Topik “perselingkuhan” memang selalu menjadi pancingan yang laku bagi pemasaran produk kebudayaan seperti halnya karya sastra. Namun, novel Belenggu karya Armijn Pane ini tidak menyampaikan kisah romansa perselingkuhan semata, melainkan diisi pula oleh isu “daya perempuan” yang digambarkan melalui kedua tokoh perempuan utamanya, Sumartini dan Rohayah.
Tokoh Sumartini merupakan istri dari tokoh Sukartono. Dalam novel ini, diceritakan secara gamblang bahwa Sumartini memiliki kekuatan atas kehendaknya dalam memilih jalan dan cara hidupnya sendiri (dan hal ini dinilai positif oleh khalayak). Sebagaimana halnya Sumartini yang memilih hidup bebas, tidak seperti kehidupan istri pada umumnya di masa itu, yaitu patuh dan tunduk kepada perintah suami, selalu berdiam diri di dalam rumah jika tidak ada izin suami untuk keluar. Sumartini juga berani mengatakan bahwa ia memiliki hak yang sama seperti Sukartono, suaminya. Jika suaminya boleh keluar malam sendiri, maka ia pun tidak boleh dilarang untuk melakukan hal yang sama.
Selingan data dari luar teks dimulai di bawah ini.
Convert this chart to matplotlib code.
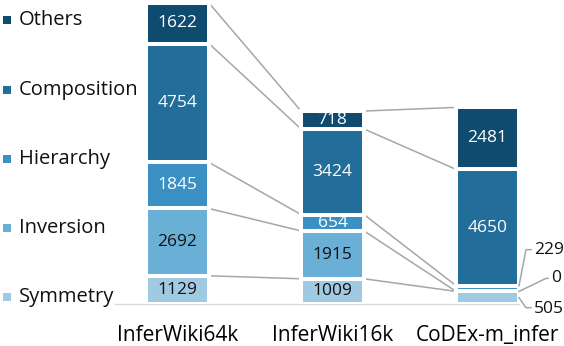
import matplotlib
matplotlib.use('Agg')
import matplotlib.pyplot as plt
from matplotlib.lines import Line2D
from matplotlib.patches import Rectangle
import numpy as np

datasets = ['InferWiki64k', 'InferWiki16k', 'CoDEx-m_infer']
categories = ['Symmetry', 'Inversion', 'Hierarchy', 'Composition', 'Others']
symmetry = [1129, 1009, 505]
inversion = [2692, 1915, 0]
hierarchy = [1845, 654, 229]
composition = [4754, 3424, 4650]
others = [1622, 718, 2481]

colors = ['#a0c9e2', '#6aafd6', '#3a8fc3', '#236d9b', '#0f4a6f']
text_colors = ['#111111', '#111111', 'white', 'white', 'white']

plt.rcParams['font.family'] = ['Open Sans', 'DejaVu Sans']
W, H = 564, 346
fig = plt.figure(figsize=(W / 100, H / 100), dpi=100)
ax_left, ax_right, ax_top, ax_bottom = 115, 519, 3, 304
ax = fig.add_axes([ax_left / W, 1 - ax_bottom / H, (ax_right - ax_left) / W, (ax_bottom - ax_top) / H])

x = np.arange(len(datasets))
series = [symmetry, inversion, hierarchy, composition, others]
totals = np.sum(series, axis=0)
ax.set_ylim(0, totals.max())
ax.set_xlim(-0.403, 2.203)
width = 0.406

bottoms = np.zeros(len(datasets))
seg_bottoms, seg_tops = [], []
for vals, c, tc in zip(series, colors, text_colors):
    vals = np.array(vals, dtype=float)
    ax.bar(x, vals, width, bottom=bottoms, color=c, edgecolor='white', linewidth=2.9, zorder=3)
    for i in range(len(datasets)):
        if vals[i] > 600:
            ax.text(x[i], bottoms[i] + vals[i] / 2, f'{int(vals[i])}', ha='center', va='center',
                    color=tc, fontsize=12.5, zorder=4)
    seg_bottoms.append(bottoms.copy())
    bottoms = bottoms + vals
    seg_tops.append(bottoms.copy())

# connecting lines between segment tops
for k in range(len(series)):
    for i in range(len(datasets) - 1):
        ax.plot([x[i] + width / 2, x[i + 1] - width / 2], [seg_tops[k][i], seg_tops[k][i + 1]],
                color='#a6a6a6', lw=1.1, zorder=2, solid_capstyle='butt')

# outside labels for small CoDEx segments
fig.canvas.draw()
j = 2
anchor_frac = [0.5, 0.0, 1.0]
leader_pts = [[(7, -10), (12, -10)], [(27, 13), (29, 13)], [(7, 36), (12, 36)]]
text_off = [(15, -11), (32, 13), (15, 36)]
for k in range(3):
    val = series[k][j]
    yv = seg_bottoms[k][j] + anchor_frac[k] * val
    sx, sy = ax.transData.transform((x[j] + width / 2, yv))
    xs = [sx] + [sx + p[0] for p in leader_pts[k]]
    ys = [sy] + [sy + p[1] for p in leader_pts[k]]
    fig.add_artist(Line2D(xs, ys, transform=None, color='#a6a6a6', lw=1.1))
    fig.text((sx + text_off[k][0]) / W, (sy + text_off[k][1]) / H, f'{val}', ha='left', va='center',
             fontsize=12.5, color='#111111')

# axis styling
for s in ['top', 'right', 'left']:
    ax.spines[s].set_visible(False)
ax.spines['bottom'].set_color('#d9d9d9')
ax.spines['bottom'].set_linewidth(1.0)
ax.set_yticks([])
ax.set_xticks(x, datasets, fontsize=15)
ax.tick_params(axis='x', length=0, pad=15)

# legend on the left
legend_y = [297, 228, 159, 90, 20]
for cat, c, yp in zip(categories, colors, legend_y):
    fig.add_artist(Rectangle((3 / W, 1 - (yp + 4) / H), 8 / W, 8 / H, transform=fig.transFigure,
                             facecolor=c, edgecolor='none'))
    fig.text(19 / W, 1 - yp / H, cat, ha='left', va='center', fontsize=14.5, color='#111111')

fig.savefig('out.png', dpi=100)
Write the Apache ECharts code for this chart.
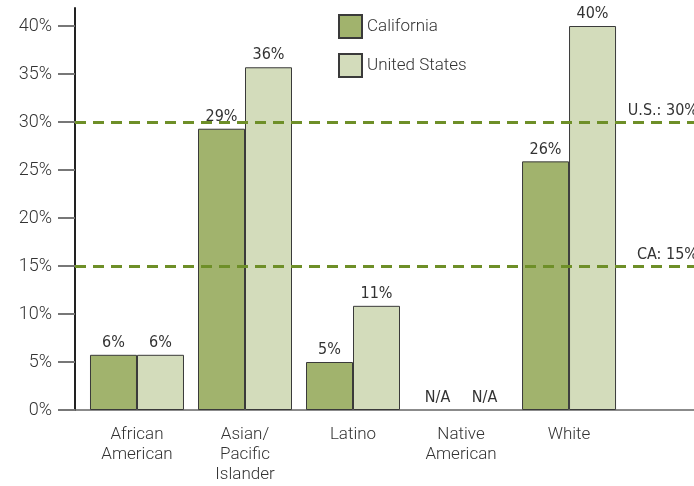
<!DOCTYPE html>
<html><head><meta charset="utf-8">
<script src="https://cdn.jsdelivr.net/npm/echarts@6/dist/echarts.min.js"></script>
<style>html,body{margin:0;padding:0;background:#fff}#c{width:694px;height:486px}</style>
</head><body><div id="c"></div>
<script>
var categories = ['African\nAmerican', 'Asian/\nPacific\nIslander', 'Latino', 'Native\nAmerican', 'White'];
var californiaValues = [5.75, 29.3, 5.0, null, 25.9];
var usValues = [5.75, 35.7, 10.85, null, 40.0];
var californiaLabels = ['6%', '29%', '5%', 'N/A', '26%'];
var usLabels = ['6%', '36%', '11%', 'N/A', '40%'];
var yTicks = [0, 5, 10, 15, 20, 25, 30, 35, 40];
var refLines = [{name: 'U.S.: 30%', value: 30}, {name: 'CA: 15%', value: 15}];

function toData(vals, labels) {
  return vals.map(function (v, i) {
    if (v == null) {
      return {value: [i, 0], label: {formatter: labels[i]}, itemStyle: {borderWidth: 0, color: 'rgba(0,0,0,0)'}};
    }
    return {value: [i, v], label: {formatter: labels[i]}};
  });
}

var labelFont = '"DejaVu Sans Condensed", "Liberation Sans Narrow", Roboto, sans-serif';
var chart = echarts.init(document.getElementById('c'));
chart.setOption({
  animation: false,
  grid: {left: 75, top: 8, right: 0, height: 402, containLabel: false},
  legend: {
    orient: 'vertical', left: 333, top: 9, itemWidth: 23, itemHeight: 23, itemGap: 14, icon: 'rect',
    textStyle: {fontSize: 17, color: '#333', fontFamily: 'Roboto, sans-serif', fontWeight: 300, padding: [0, 0, 0, 0]},
    data: ['California', 'United States']
  },
  xAxis: {
    type: 'value', min: -0.574, max: 5.157,
    axisLine: {show: true, onZero: false, lineStyle: {color: '#666', width: 1.5}},
    axisTick: {show: false},
    splitLine: {show: false},
    axisLabel: {
      customValues: [0, 1, 2, 3, 4],
      formatter: function (v) { return categories[Math.round(v)]; },
      fontSize: 17, color: '#333', lineHeight: 20, margin: 15,
      fontFamily: 'Roboto, sans-serif', fontWeight: 300
    }
  },
  yAxis: {
    type: 'value', min: 0, max: 41.875,
    axisLine: {show: true, onZero: false, lineStyle: {color: '#222', width: 2}},
    axisTick: {show: true, customValues: yTicks, length: 17, lineStyle: {color: '#777', width: 2}},
    splitLine: {show: false},
    axisLabel: {
      customValues: yTicks,
      formatter: function (v) { return v + '%'; },
      fontSize: 18, color: '#333', margin: 23,
      fontFamily: 'Roboto, sans-serif', fontWeight: 300
    }
  },
  series: [
    {
      name: 'California', type: 'bar', barWidth: 47, barGap: '0%',
      itemStyle: {color: '#a1b36d', borderColor: '#3a3a3a', borderWidth: 1},
      label: {show: true, position: 'top', distance: 4, fontSize: 16, color: '#333', fontFamily: labelFont},
      data: toData(californiaValues, californiaLabels),
      markLine: {
        silent: true, symbol: 'none',
        lineStyle: {color: '#6e8f28', type: [11, 7], width: 3},
        label: {position: 'insideEndTop', fontSize: 16, color: '#333', fontFamily: labelFont, distance: [-4, 3],
          formatter: function (p) { return p.name; }},
        data: refLines.map(function (r) { return {name: r.name, yAxis: r.value}; })
      }
    },
    {
      name: 'United States', type: 'bar', barWidth: 47, barGap: '0%',
      itemStyle: {color: '#d3dcbb', borderColor: '#3a3a3a', borderWidth: 1},
      label: {show: true, position: 'top', distance: 4, fontSize: 16, color: '#333', fontFamily: labelFont},
      data: toData(usValues, usLabels)
    }
  ]
});
</script></body></html>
Selain itu, Sumartini juga aktif dalam perkumpulan dan organisasi, terutama pada Kongres Perempuan Indonesia. Kehendak untuk menentukan hidupnya sendiri juga tergambar ketika Sumartini memilih untuk meninggalkan Sukartono yang berselingkuh dengan Rohayah.
Lalu, yang kedua ada tokoh Rohayah yang diceritakan main serong dengan tokoh Sukartono. Berawal karena pernikahan paksa yang dialaminya, Rohayah kabur, lari dari satu kota ke kota yang lain dan memilih menjadi pelacur sebagai caranya untuk bertahan hidup.
Bukan sembarang pelacur, Rohayah memiliki kendali penuh akan perannya sebagai pelacur. Menjadi pelacur bagi Rohayah adalah mekanisme bertahan hidup yang secara sadar ia kehendaki dan siap menerima setiap risikonya. Hal ini tergambar dari keputusannya untuk mengubah namanya berkali-kali dengan alasan menggunakan nama yang baru akan membuat para hidung belang merasa mendapatkan “yang baru” pula.
Dalam hal ini, Rohayah sebetulnya telah menempatkan dirinya sebagai pekerja profesional, dan ia memilih pekerjaannya tanpa paksaan. Pada masa di mana perempuan yang bekerja dianggap hal yang kurang normal, kemerdekaan menentukan jenis pekerjaan seperti yang dilakukan Rohayah tentu merupakan sebuah tindakan revolusi. Rohayah membuktikan bahwa setiap individu, baik perempuan maupun laki-laki, sudah semestinya memiliki kesempatan yang sama dalam menentukan takdir hidup masing-masing.
Meski tidak sedikit pula yang mengatakan bahwa pilihan yang diambil oleh tokoh Rohayah tidak bisa disebut sebagai daya dari seorang perempuan, yakni karena menjadi pelacur dan perempuan selingkuhan merupakan tindakan yang tak pantas. Terlepas dari penilaian normatif tersebut, keputusan Rohayah di sisi lain dapat dilihat sebagai pelaksanaan keberanian, perlawanan terhadap konstruksi budaya yang mengungkung perempuan pada masa itu.
Tentu saja pembaca boleh memiliki tafsir yang berbeda-beda. Justru pembahasan yang berbeda-beda itu yang membuat sebuah karya tetap hidup dari masa ke masa. Harus diakui pula bahwa tak jarang karya sastra mampu membawa pembaca lebih dekat dengan realita. Lebih dekat mengenal manusia, yang sepenuhnya disukai seperti Sumartini, dan yang problematik seperti Rohayah. Bagaimanapun, keduanya tetaplah cermin dari realita di sekitar kita.